Unvereinbarkeit
Wirbel um Abbestellung der Leitung der Medizinmarktaufsicht
Nachdem die Ages zum Entschluss gekommen ist, die umstrittene Neubesetzung der Leitung der Medizinmarktaufsicht nicht wie geplant vorzunehmen und Gesundheitsminister Rauch die Bestellung zurückgenommen hat, fordert die FPÖ eine Überprüfung aller Corona-Beratergremien und -Kommissionen. Die Betroffene will sich rechtlich gegen ihre Abbestellung wehren.
ÖSTERREICH. Bereits Ende Jänner sorgte die Bestellung der bisherigen Pharmalobbyistin Helga Tieben für Aufregung, Anti-Korruptionsexperten orteten darin eine Unvereinbarkeit. Gesundheitsministerium und Ages wollten damals noch keinen Interessenskonflikt erkennen, nun hieß es, die Neubesetzung werde nicht wie geplant vorgenommen.
Posten wird neu ausgeschrieben
Die bisherige Direktorin für Zulassungsbereich und Innovation im Verband der pharmazeutischen Industrie Pharmig hätte laut einem Bericht der Salzburger Nachrichten eigentlich bereits am 1. April bei der Medizinmarktaufsicht beginnen und die Leitung Anfang Juni übernehmen sollen. Nun zog die Ages die Berufung zurück und auch Gesundheitsminister Johannes Rauch (Grüne) bestätigte, dass der Posten neu ausgeschrieben werde.
Protestmails gegen Bestellung
5600 Menschen hatten Protest-Mails an den zuständigen Gesundheitsminister gesendet. Sie forderten Rauch auf, keine Pharmalobbyistin an die Spitze der Medizinmarktaufsicht zu berufen.

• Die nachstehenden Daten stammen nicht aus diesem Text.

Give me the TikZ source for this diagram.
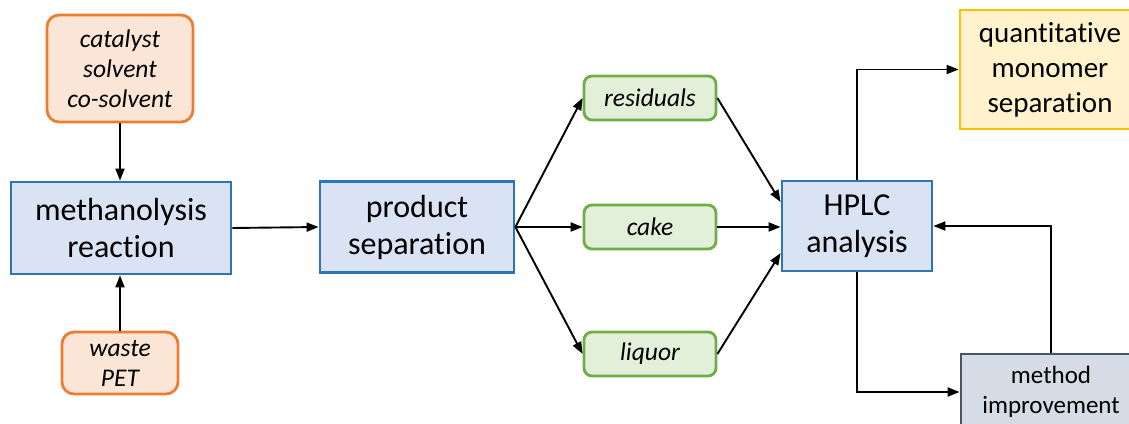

In einem Video-Interview hatte Tieben die Arzneimittelzulassung als "enorm reguliert" bezeichnet und beklagte beispielsweise das "strenge Korsett der Regularien". Ihr Ziel sei es, dass es "keine Hürden" gebe, "damit Produkte zum Markt kommen" (siehe Video).
FPÖ fordert Überprüfung aller Corona-Beratergremien und -Kommissionen
Was für die Medizinmarktaufsicht gelte, müsse auch für GECKO und Co. gelten, so FPÖ-Obmann Herbert Kickl am Sonntag in einer Aussendung. Es zeuge "von einer besonderen Portion an Doppelmoral, dass Gesundheitsminister Rauch den Saubermann gegen die Pharma-Lobby gibt, gleichzeitig aber kein Problem damit hat, dass in seinen Corona-Gremien Personen mit Querverbindungen zur Pharmaindustrie sitzen", kritisierte Kickl.
Es sei höchst an der Zeit, die diversen Mitglieder der Corona-Kommissionen und Beratergremien einer genauen Überprüfung auf Interessenkonflikte und Befangenheit zu unterziehen – und zwar auch nachträglich und rückwirkend, forderte Kickl Konsequenzen. In den diversen Corona-Experten- und Beratergremien – von GECKO bis zur Impfpflicht-Kommission – seien jedenfalls Personen vertreten, die Querverbindungen zur Pharmaindustrie aufweisen würden.
"Wenn etwa in einer Impfpflicht-Kommission, die darüber entscheiden soll, ob und wie der völlig unverhältnismäßige und sinnbefreite Impfzwang in Österreich umgesetzt wird, 100 Prozent der Mitglieder teils erschreckende Querverbindungen zur Pharmaindustrie aufweisen, muss man sich schon fragen, ob von Seiten des Gesundheitsministeriums, was Compliance bzw. Befangenheit betrifft, weggeschaut wird oder ob derartiges gar ein Qualifikationskriterium für einen Expertenposten darstellt", so Kickl weiter.
Tieben kündigt rechtliche Schritte an
Helga Tieben zeigte sich jedenfalls ob des Rückzugs ihrer Bestellung "fassungslos" und kündigte rechtliche Schritte an. Auch verwies die Betroffene in einer Stellungnahme darauf, dass sie im Dezember 2021 unter Einbindung des Gesundheitsministeriums einstimmig zur der Ages Medizinmarktaufsicht bestellt worden sei. Der Arbeitsvertrag sei beidseitig unterschrieben worden, Tieben habe nach 27 Jahren ihre vorhergehende Anstellung gekündigt.
Die österreichische Medizinmarktaufsicht ist für äußerst sensible Bereiche zuständig. Dazu gehören die nationalen Beiträge zur Europäischen Arzneimittelzulassung (EMA), die Aufsicht über den österreichischen Medizinmarkt (Arzneimittelsicherheit und Inspektionswesen) sowie die klinische Prüfung von Arzneimitteln und Medizinprodukten.